Balancing innovation and compliance
While programmability opens new doors, it also raises important questions about contract security, legal clarity and user understanding. By keeping programmable logic separate from regulated banking processes, this model ensures that core banking operations remain compliant while programmable features can evolve and innovate more flexibly. There can be a clear division of roles, a regulated firm is responsible for user onboarding and ongoing FIAT transaction monitoring while a tech provider such as Minima ensures programmable logic is secure and censorship-resistant and finally a bank executes the payments. Thus, ensuring that innovation and compliance evolve together, rather than in conflict.
Why programmable bank accounts matter now
The programmable bank account isn’t just theoretical; it’s a practical step toward fully programmable digital money, a concept already under exploration by regulators and central banks globally. In the UK, Bank of England Governor, Andrew Bailey, has publicly highlighted the potential for digital technology to automate payment flows based on objective conditions, such as automatic release of funds when goods are delivered. By demonstrating how programmable accounts work within existing banking infrastructure, it is possible to observe how programmable money can function at scale - with clear controls, auditability and transparency built in. While the benefits for businesses and institutions are clear, programmable bank accounts also create opportunities for greater financial autonomy at the individual level. With smart contract functionality built into easy-to-use apps, users retain the freedom to define how, when, how much and where their money moves, in alignment with their own values and preferences. This self-sovereignty, combined with the stability and security of regulated banking infrastructure, offers a best-of-both-worlds approach: financial automation that is both compliant and retains personal control. Alastair Constance, CEO of Mercury, states: “Businesses increasingly expect their financial services to be as automated and customizable as their digital operations. By combining smart contract capabilities with regulated banking infrastructure, we unlock entirely new ways to manage, secure, and authorize payments - removing unnecessary friction while maintaining trust and compliance in a scalable and cost-efficient manner." The US-based, Stripe, is enabling programmable payments to be a reality. It has been investing in AI for a while and now with the recent acquisitions of Bridge sees stablecoins as the next growth area. Processing $1.4 trillion in payments in 2024, the company now handles an impressive 1.3% of global GDP. Global companies such as NVIDIA and PepsiCo use Stripe to refine their payment processes, leveraging AI to unlock efficiency and new revenue opportunities. Companies using Stripe’s AI-powered demonstrating that automation and intelligence in financial transactions are no longer optional, but essential.

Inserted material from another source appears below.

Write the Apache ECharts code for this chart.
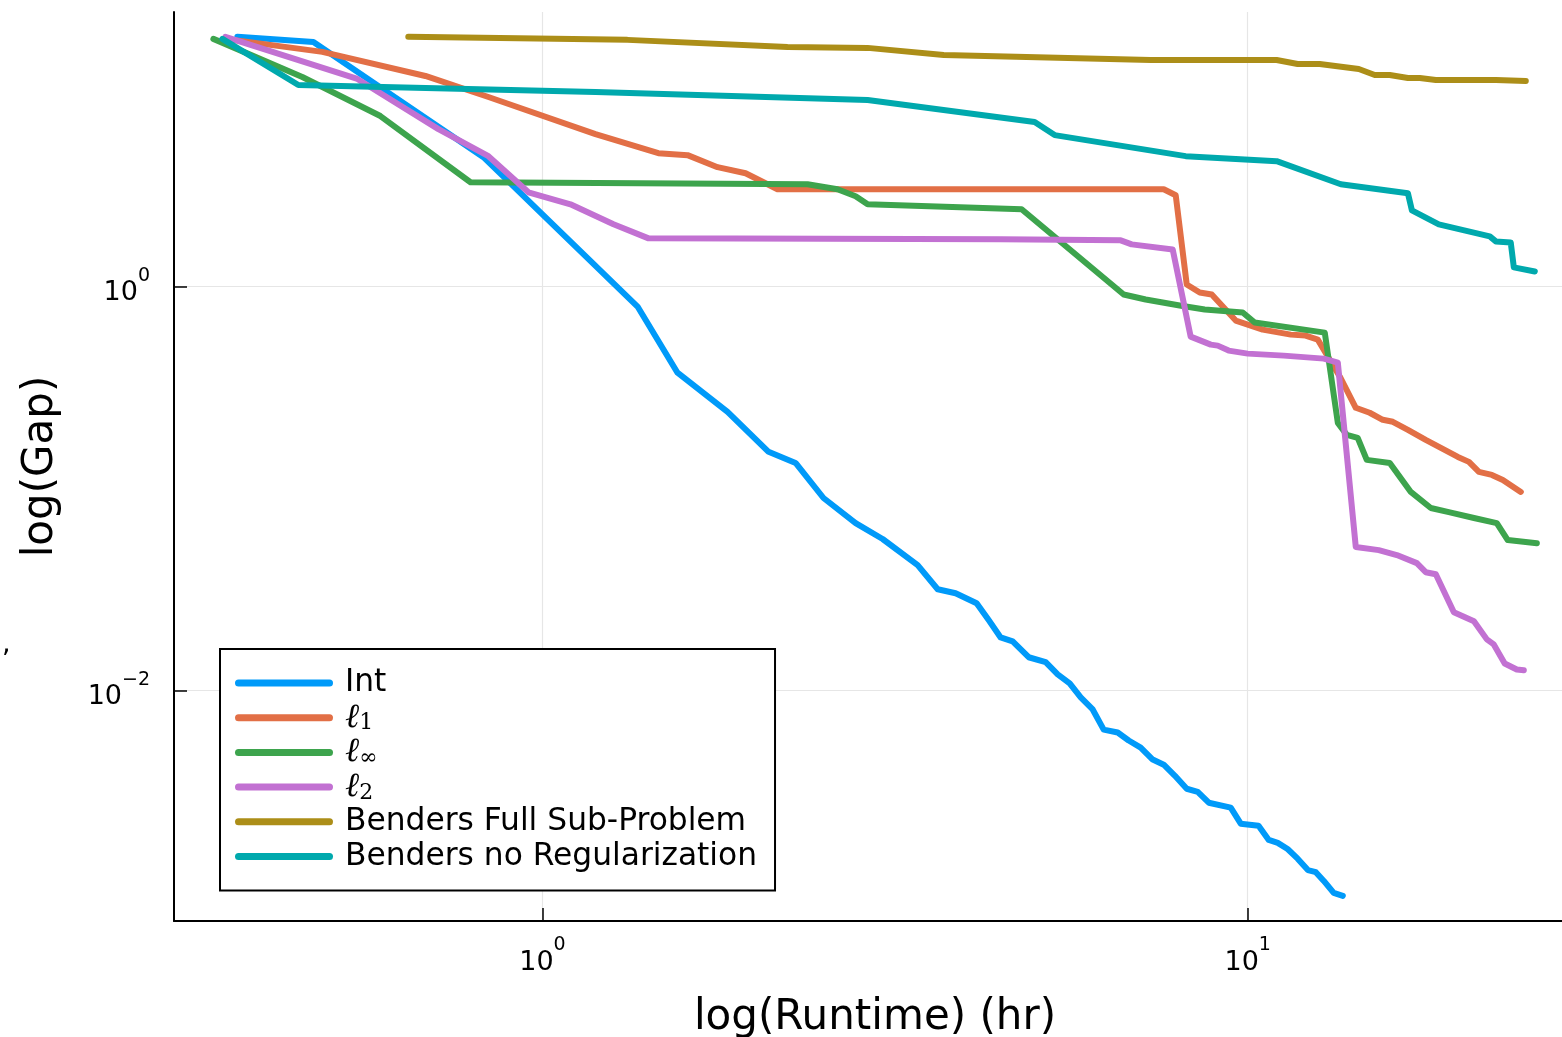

Programmable bank accounts represent a natural evolution in the world of payments. They enable businesses and individuals to embed smart logic into every transaction, reducing uncertainty, increasing efficiency and enhancing financial control. By abstracting programmable logic into a decentralised smart contract layer, so allow innovation to flourish - without compromising the trust, regulatory compliance or security of the traditional banking system. This is not just an enhancement to bank accounts. It’s a redefinition of how money can be programmed to act on behalf of its owners - paving the way for programmable digital money, automated financial ecosystems and true digital financial sovereignty.